(begin)
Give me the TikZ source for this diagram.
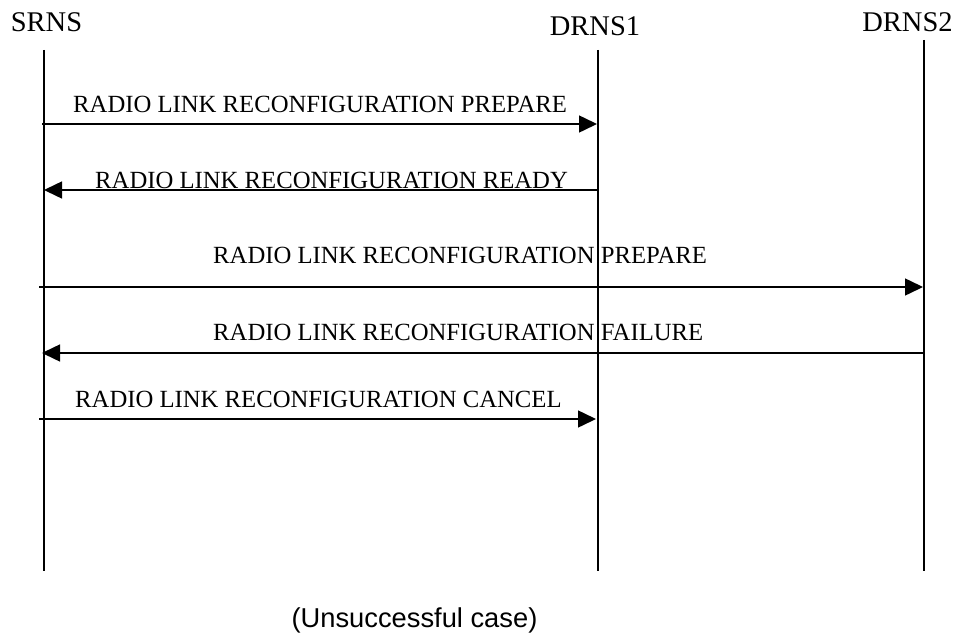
\documentclass[tikz,border=0pt]{standalone}
\usepackage{fontspec}
\setmainfont{Liberation Serif}
\newfontfamily\captionfont{Liberation Sans}
\usetikzlibrary{arrows.meta}
\begin{document}
\begin{tikzpicture}[x=1pt,y=-1pt,
  entity/.style={inner sep=0pt,anchor=base,font=\fontsize{28.5}{30}\selectfont},
  msglabel/.style={inner sep=0pt,anchor=base west,font=\fontsize{24.7}{26}\selectfont},
  lifeline/.style={line width=1.3pt},
  msg/.style={line width=1.5pt,-{Triangle[length=18pt,width=17pt]}}]
\useasboundingbox (0,0) rectangle (957,642);
\fill[white] (0,0) rectangle (957,642);

% entities
\node[entity] (srns)  at (46.5,32) {SRNS};
\node[entity] (drns1) at (595,36) {DRNS1};
\node[entity] (drns2) at (907.5,32) {DRNS2};

% lifelines
\coordinate (sTop) at (44,50);   \coordinate (sBot) at (44,571);
\coordinate (d1Top) at (598,50); \coordinate (d1Bot) at (598,571);
\coordinate (d2Top) at (924,40); \coordinate (d2Bot) at (924,571);
\draw[lifeline] (sTop) -- (sBot);
\draw[lifeline] (d1Top) -- (d1Bot);
\draw[lifeline] (d2Top) -- (d2Bot);

% message end points
\coordinate (m1a) at (42,124);  \coordinate (m1b) at (597,124);
\coordinate (m2a) at (597,190); \coordinate (m2b) at (44,190);
\coordinate (m3a) at (39,287);  \coordinate (m3b) at (923,287);
\coordinate (m4a) at (924,353); \coordinate (m4b) at (42,353);
\coordinate (m5a) at (39,419);  \coordinate (m5b) at (596,419);

% messages
\draw[msg] (m1a) -- (m1b);
\node[msglabel] (l1) at (73,112) {RADIO LINK RECONFIGURATION PREPARE};
\draw[msg] (m2a) -- (m2b);
\node[msglabel] (l2) at (95,188) {RADIO LINK RECONFIGURATION READY};
\draw[msg] (m3a) -- (m3b);
\node[msglabel] (l3) at (213,263) {RADIO LINK RECONFIGURATION PREPARE};
\draw[msg] (m4a) -- (m4b);
\node[msglabel] (l4) at (213,340) {RADIO LINK RECONFIGURATION FAILURE};
\draw[msg] (m5a) -- (m5b);
\node[msglabel] (l5) at (75,407) {RADIO LINK RECONFIGURATION CANCEL};

% caption
\node[inner sep=0pt,anchor=base,font=\captionfont\fontsize{27.3}{29}\selectfont] (cap) at (414.5,627) {(Unsuccessful case)};
\end{tikzpicture}
\end{document}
(end)
EXERCISE DESCRIPTION: Print, exactly as written, the lines above from the first one to the one containing "(drns2) at (907.5,32)". Leave out pictures.

TASK RESULT:
Give me the TikZ source for this diagram.
\documentclass[tikz,border=0pt]{standalone}
\usepackage{fontspec}
\setmainfont{Liberation Serif}
\newfontfamily\captionfont{Liberation Sans}
\usetikzlibrary{arrows.meta}
\begin{document}
\begin{tikzpicture}[x=1pt,y=-1pt,
  entity/.style={inner sep=0pt,anchor=base,font=\fontsize{28.5}{30}\selectfont},
  msglabel/.style={inner sep=0pt,anchor=base west,font=\fontsize{24.7}{26}\selectfont},
  lifeline/.style={line width=1.3pt},
  msg/.style={line width=1.5pt,-{Triangle[length=18pt,width=17pt]}}]
\useasboundingbox (0,0) rectangle (957,642);
\fill[white] (0,0) rectangle (957,642);

% entities
\node[entity] (srns)  at (46.5,32) {SRNS};
\node[entity] (drns1) at (595,36) {DRNS1};
\node[entity] (drns2) at (907.5,32) {DRNS2};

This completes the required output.